Ditto. My first rule of audio: Everything makes a difference. For a given
situation, it's a question of practicalities, tradeoffs, and
tolerance/expectation. For me, remaining open to the seemingly bizaar or
unfathomable has had its rewards.
From: Association for Recorded Sound Discussion List
[mailto:[log in to unmask]] On Behalf Of Dennis Rooney
Sent: Sunday, February 10, 2013 2:57 PM
To: [log in to unmask]
Subject: Re: [ARSCLIST] Audibility of 44/16 ?
After sampling some of the traffic on this topic before concluding "been
there, done that", and then the bother of deleting so many posts, I strongly
second Mike Gray's opinion.
On Sun, Feb 10, 2013 at 1:00 PM, Gray, Mike <[log in to unmask]> wrote:
> This discussion sounds so 1980s ... I remember having lunch with two
> Philips engineers during AES in LA in 1988. I'll never forget what one
> of them said there: 'We've never really heard 16-bits".
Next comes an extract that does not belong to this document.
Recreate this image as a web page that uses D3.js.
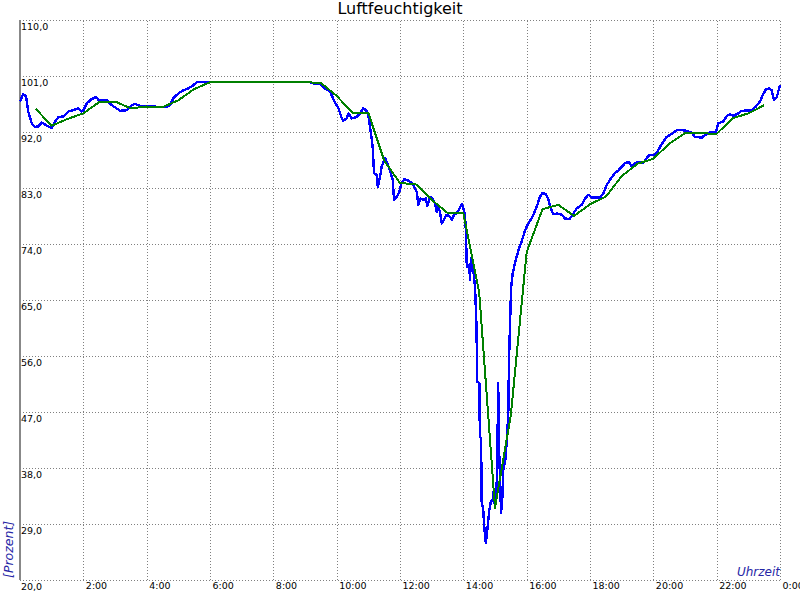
<!DOCTYPE html>
<html>
<head>
<meta charset="utf-8">
<script src="https://cdn.jsdelivr.net/npm/d3@7"></script>
<style>
  html, body { margin: 0; padding: 0; background: #fff; }
  svg { display: block; font-family: "DejaVu Sans", sans-serif; }
</style>
</head>
<body>
<svg id="chart" width="800" height="600"></svg>
<script>
// ---- data ----
const title = "Luftfeuchtigkeit";
const yAxisTitle = "[Prozent]";
const xAxisTitle = "Uhrzeit";

// x ticks (hours of day) and their labels
const xTickHours = [2, 4, 6, 8, 10, 12, 14, 16, 18, 20, 22, 24];
const xTickLabels = ["2:00", "4:00", "6:00", "8:00", "10:00", "12:00", "14:00", "16:00", "18:00", "20:00", "22:00", "0:00"];
// y ticks
const yTickValues = [20, 29, 38, 47, 56, 65, 74, 83, 92, 101, 110];
const yTickLabels = ["20,0", "29,0", "38,0", "47,0", "56,0", "65,0", "74,0", "83,0", "92,0", "101,0", "110,0"];

// raw measurement series (blue): time in hours, value in %
const rawHours = [
  0.00, 0.10, 0.19, 0.26, 0.37, 0.47, 0.58, 0.69, 0.79, 0.89, 1.00, 1.11, 1.21, 1.37, 1.53, 1.68, 1.84, 1.95, 2.00, 2.11,
  2.26, 2.40, 2.49, 2.74, 2.90, 3.05, 3.16, 3.37, 3.53, 3.63, 3.79, 4.00, 4.21, 4.42, 4.63, 4.74, 4.84, 5.00, 5.16, 5.31,
  5.47, 5.58, 6.00, 9.16, 9.32, 9.47, 9.63, 9.79, 9.95, 10.05, 10.16, 10.21, 10.32, 10.37, 10.47, 10.63, 10.74, 10.84, 10.93, 11.00,
  11.05, 11.11, 11.14, 11.18, 11.26, 11.30, 11.37, 11.42, 11.53, 11.60, 11.68, 11.77, 11.81, 11.90, 11.98, 12.05, 12.13, 12.23, 12.37, 12.47,
  12.53, 12.58, 12.65, 12.74, 12.82, 12.86, 12.95, 13.03, 13.11, 13.16, 13.21, 13.26, 13.32, 13.39, 13.47, 13.58, 13.63, 13.71, 13.79, 13.87,
  13.95, 14.00, 14.05, 14.08, 14.11, 14.19, 14.21, 14.24, 14.30, 14.37, 14.42, 14.43, 14.51, 14.52, 14.56, 14.58, 14.63, 14.66, 14.71, 14.77,
  14.82, 14.87, 14.93, 14.95, 14.98, 15.03, 15.07, 15.10, 15.14, 15.16, 15.19, 15.23, 15.26, 15.32, 15.37, 15.42, 15.44, 15.47, 15.51, 15.56,
  15.63, 15.74, 15.84, 15.95, 16.02, 16.13, 16.23, 16.34, 16.42, 16.50, 16.61, 16.68, 16.74, 16.84, 16.95, 17.11, 17.21, 17.35, 17.45, 17.58,
  17.74, 17.84, 17.95, 18.05, 18.32, 18.42, 18.53, 18.63, 18.79, 18.89, 19.00, 19.11, 19.23, 19.32, 19.42, 19.58, 19.68, 19.79, 19.87, 20.00,
  20.11, 20.21, 20.31, 20.42, 20.58, 20.74, 20.90, 21.05, 21.21, 21.32, 21.53, 21.63, 21.79, 21.98, 22.05, 22.21, 22.32, 22.42, 22.53, 22.68,
  22.79, 23.11, 23.24, 23.37, 23.45, 23.56, 23.66, 23.74, 23.81, 23.90, 23.97, 24.00
];
const rawValues = [
  96.9, 98.1, 97.7, 95.3, 93.4, 92.8, 92.9, 93.5, 93.2, 92.9, 92.6, 93.7, 94.4, 94.5, 95.3, 95.5, 95.8, 95.3, 95.5, 96.6,
  97.3, 97.6, 97.1, 97.1, 96.3, 95.8, 95.4, 95.5, 96.3, 96.5, 96.2, 96.1, 96.1, 96.0, 96.0, 96.3, 97.4, 98.2, 98.7, 99.0,
  99.5, 100.0, 100.0, 100.0, 99.7, 99.8, 99.0, 98.5, 96.7, 95.9, 94.2, 93.8, 94.2, 95.0, 94.2, 94.4, 95.0, 95.8, 95.5, 94.7,
  92.9, 90.7, 89.4, 85.4, 85.1, 83.2, 84.8, 86.4, 87.8, 87.0, 85.9, 84.3, 81.1, 81.6, 82.4, 83.8, 84.4, 84.3, 83.8, 83.0,
  82.4, 80.3, 81.3, 81.1, 81.3, 80.1, 81.6, 81.3, 80.5, 79.2, 80.0, 79.2, 77.3, 77.9, 78.7, 78.4, 77.9, 78.7, 79.0, 79.6,
  80.4, 79.7, 78.8, 76.2, 70.3, 70.6, 68.2, 71.7, 70.6, 67.1, 60.2, 51.9, 51.6, 43.0, 42.8, 32.6, 31.2, 28.6, 25.9, 28.6,
  31.2, 32.6, 32.9, 34.2, 32.3, 32.9, 37.7, 51.6, 38.7, 36.6, 30.7, 32.9, 37.7, 39.0, 42.2, 46.8, 54.8, 60.2, 67.1, 69.3,
  70.9, 73.0, 74.4, 76.2, 77.0, 77.9, 78.9, 80.3, 81.6, 82.2, 82.0, 81.3, 80.0, 78.8, 78.9, 78.7, 78.1, 78.0, 78.7, 79.7,
  80.3, 81.3, 81.9, 81.5, 81.5, 82.1, 83.5, 84.3, 85.4, 85.8, 86.4, 87.0, 87.2, 86.4, 87.0, 87.2, 87.0, 87.8, 88.3, 88.3,
  88.6, 89.6, 90.4, 91.2, 91.7, 92.3, 92.3, 92.2, 91.9, 91.2, 91.1, 91.5, 92.0, 92.0, 93.4, 93.7, 94.6, 94.8, 94.6, 95.0,
  95.4, 95.5, 96.1, 96.9, 97.9, 98.9, 99.0, 98.7, 97.1, 97.6, 99.0, 99.5
];

// smoothed series (green): half-hour means
const avgHours = [
  0.5, 1.0, 1.5, 2.0, 2.5, 3.0, 3.5, 4.0, 4.5, 5.0, 5.5, 6.0, 6.5, 7.0, 7.5, 8.0, 8.5, 9.0, 9.5, 10.0,
  10.5, 11.0, 11.5, 12.0, 12.5, 13.0, 13.5, 14.0, 14.5, 15.0, 15.5, 16.0, 16.5, 17.0, 17.5, 18.0, 18.5, 19.0, 19.5, 20.0,
  20.5, 21.0, 21.5, 22.0, 22.5, 23.0, 23.5
];
const avgValues = [
  95.7, 93.0, 94.1, 95.0, 96.8, 96.9, 95.8, 96.1, 96.0, 97.1, 98.9, 100.0, 100.0, 100.0, 100.0, 100.0, 100.0, 100.0, 99.9, 97.8,
  95.1, 95.1, 87.4, 83.8, 83.6, 81.1, 79.0, 79.0, 66.3, 31.6, 46.5, 72.7, 79.6, 80.3, 78.5, 80.4, 81.6, 84.9, 86.9, 87.7,
  90.1, 91.8, 91.8, 91.7, 94.2, 95.0, 96.3
];

// ---- drawing ----
const svg = d3.select("#chart");
const plotLeft = 20, plotRight = 780, plotTop = 20, plotBottom = 580;

const x = d3.scaleLinear().domain([0, 24]).range([plotLeft, plotRight]);
const y = d3.scaleLinear().domain([20, 110]).range([plotBottom, plotTop]);

const gridColor = "#808080";

// horizontal grid + y labels via axis
const yAxis = d3.axisRight(y)
  .tickValues(yTickValues)
  .tickSize(plotRight - plotLeft)
  .tickFormat((d, i) => yTickLabels[i]);
const gy = svg.append("g").attr("transform", `translate(${plotLeft},0)`).call(yAxis);
gy.select(".domain").remove();
gy.selectAll(".tick line")
  .attr("stroke", gridColor)
  .attr("stroke-width", 1)
  .attr("stroke-dasharray", "1,2")
  .attr("shape-rendering", "crispEdges");
gy.selectAll(".tick text")
  .attr("x", 1)
  .attr("dy", null)
  .attr("y", 9.5)
  .attr("fill", "#000")
  .attr("font-size", "9.5px")
  .attr("font-family", "DejaVu Sans, sans-serif")
  .attr("text-anchor", "start");

// vertical grid + x labels via axis
const xAxis = d3.axisBottom(x)
  .tickValues(xTickHours)
  .tickSize(-(plotBottom - plotTop))
  .tickFormat((d, i) => xTickLabels[i]);
const gx = svg.append("g").attr("transform", `translate(0,${plotBottom})`).call(xAxis);
gx.select(".domain").remove();
gx.selectAll(".tick line")
  .attr("stroke", gridColor)
  .attr("stroke-width", 1)
  .attr("stroke-dasharray", "1,2")
  .attr("shape-rendering", "crispEdges");
gx.selectAll(".tick text")
  .attr("x", 2)
  .attr("dy", null)
  .attr("y", 9)
  .attr("fill", "#000")
  .attr("font-size", "9.5px")
  .attr("font-family", "DejaVu Sans, sans-serif")
  .attr("text-anchor", "start");

// left solid axis line
svg.append("line")
  .attr("x1", plotLeft).attr("x2", plotLeft)
  .attr("y1", plotTop).attr("y2", plotBottom)
  .attr("stroke", "#888")
  .attr("stroke-width", 2);

// lines
const rawData = rawHours.map((h, i) => ({ h, v: rawValues[i] }));
const avgData = avgHours.map((h, i) => ({ h, v: avgValues[i] }));
const line = d3.line().x(d => x(d.h)).y(d => y(d.v));

svg.append("path")
  .datum(rawData)
  .attr("d", line)
  .attr("fill", "none")
  .attr("stroke", "#0000ff")
  .attr("stroke-width", 2.4)
  .attr("stroke-linejoin", "round")
  .attr("shape-rendering", "crispEdges");

svg.append("path")
  .datum(avgData)
  .attr("d", line)
  .attr("fill", "none")
  .attr("stroke", "#008000")
  .attr("stroke-width", 2)
  .attr("stroke-linejoin", "round")
  .attr("shape-rendering", "crispEdges");

// titles
svg.append("text")
  .attr("x", 400).attr("y", 14)
  .attr("text-anchor", "middle")
  .attr("font-size", "16px")
  .attr("fill", "#000")
  .text(title);

svg.append("text")
  .attr("transform", `translate(13,${plotBottom - 2}) rotate(-90)`)
  .attr("text-anchor", "start")
  .attr("font-size", "12.5px")
  .attr("font-style", "italic")
  .attr("fill", "#2626a6")
  .text(yAxisTitle);

svg.append("text")
  .attr("x", plotRight).attr("y", plotBottom - 4)
  .attr("text-anchor", "end")
  .attr("font-size", "12px")
  .attr("font-style", "italic")
  .attr("fill", "#2626a6")
  .text(xAxisTitle);
</script>
</body>
</html>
> Since then, we've had 20-bit conversion, 24-bit conversion, sample
> rates at 96K and 192k, and Sony DSD . I'd argue that each of these
> moved us closer to accurately capturing the analog signal coming out
> of a recording console.
> A final note: bits are not bits - they are data coded by the zero
> crossing point of the ongoing digital wave form, which can be
> significantly distorted by, among other things, timing jitter.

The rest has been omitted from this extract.